Thursday, March 13, 2008
Leadership class keeps having fun
By SUE WATSON
The 2008 class of Leadership Marshall had lots of fun February 28 at Annie’s Restaurant as participants plowed through modules that provoke thoughts about attitude and work.
Susan Seal, with the Mississippi State Extension Service in Starkville, facilitated the module on Fish Philosophy, a segment she enjoys and has presented each year since leadership classes began four years ago.
The philosophy, which can be found on the Internet in numbers of versions, was developed by a fish house in Seattle, Washington.
The philosophy incorporated four basic ideas: make their (the customers’) day; choose your attitude (daily); play (at work); and be there (for others).
“Not every day is the best day,” Seal said.
Class member Terry Morrison quipped about how women have an easy excuse for having a bad day.
“Y’all (women) get to blame it on hair,” he said.
Millie Smith discussed distractions in the work environment and at home.
“Be there, be present. In our multi-task society, you have to turn away from the screen and talk to them (the ones you serve),” she said. “People are busy text messaging on the phone.”
Chaundra Wright suggested it is important to look at a task as fun rather than a job.
Jim Sanderlin spoke of ways to have fun during long hours in the heat.
To break the monotony, his co-workers like to throw mud.
Smith, principal at Holy Family, said they have fun at school and keep it orderly at the same time. She likes to make sound effects when she’s talking with children, she said.
“It’s up to managers to define the size of the playing field; to say how we can have fun,” she said. “Managers decide what is appropriate and how big the playing field is.”
Sarah Sawyer, with the Byhalia Area Chamber of Commerce, said sometimes people take things personally.
“Everyone makes stupid mistakes,” she said. “Laugh about it.”
“You can make fun of yourself,” Seal suggested. “Some things people say about me may be kind of true.
“There are things other than financial ones that make a happy day. If people love what they are doing, it makes a difference.”
Amy Heaton, interim director of the Holly Springs Chamber of Commerce, expressed how good it felt when she was told by a photographer, “you made my day,” because she showed interest in her project.
To illustrate how leadership works, the class formed in the shape of a ship.
“It’s a leader ship,” Seal said. “Sometimes you have to be the leader and drive the ship.
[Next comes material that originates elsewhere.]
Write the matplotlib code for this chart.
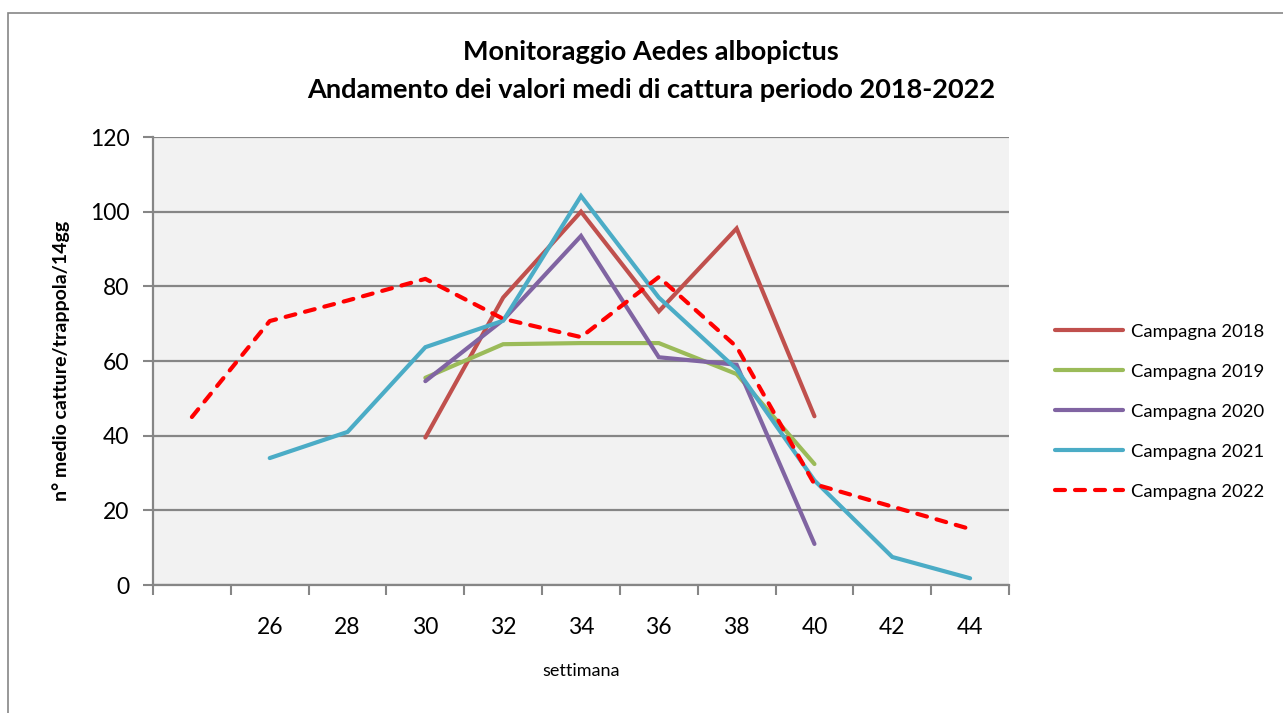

It’s a personal vision. Sometimes you are in the middle when you have a hard day. Be willing to row when they (associates) need you. They do care.”
She said sometimes when you row, you can see better ways to do things and offer better solutions. Just tell somebody.
“Good suggestions get passed around,” she said. “In the back of the ship, you can pat people on the back. You can see the direction - what’s happening. There are lots of leadership lessons in movies.”
Each person got an opportunity to sit in the front, the middle and the rear of the ‘ship’ as points were made about roles each can play in a group endeavor.
As groups change directions, people begin to come up with ways the new direction won’t work, she said.
“Uncertainty comes in. The initial reaction is something negative, regardless of what the change is. Negative attitudes lead to resistance. Resistance blocks change. People dig their heals in.”
People get outside their comfort zone and backbiting and squabbling occurs when there are changes in a group endeavor, she said.
The negative attitudes include statements like ‘nobody asked me or this hasn’t worked before,’ she said.
“As a leader, oftentimes you institute a small or big institutional change. Leaders need to identify the issues by asking what the change will do. Identify people’s reactions,” Seal said.
Big changes may mean present skills become obsolete to the new situation. Some leaders may try to find some better opportunities.
“If you are the one affected by change, it’s OK to ask why and what the change is for and how you fit in,” she said. “Positive attitudes and seeking to understand change can be fruitful with opportunities. Negative attitudes and resistance lead to failure to change.”
Change occurs with an individual who has an idea, Seal said. Then the person with the idea goes to a few other people to look for support for the idea.
For change to occur in a group, the idea has to be carried to the entire organization or department. The largest entity has to agree to it, Seal said.
“Then the change becomes what you do, becomes an institution or a tradition,” she said.
The group discussed simple changes at work - like the change in the size and cost of a soft drink in the machine. People who don’t want to pay more for a larger drink or for the size drink they are used to, may start bringing their drink to work. They may boycott the drink machine and the cooler stays full of the drinks they don’t want.
Seal introduced steps sometimes used to bring about a change:
After the session, Chaundra Wright said her attitude about leadership had changed.
She came to class expecting to be bored, she said.
“I had forgotten about the fun element,” she said. “I have been looking at my new job more as a task and analytically.
“I had worked before when it was fun, but I’d forgotten how enjoyable it is and how much more productive business can be when we are partners.”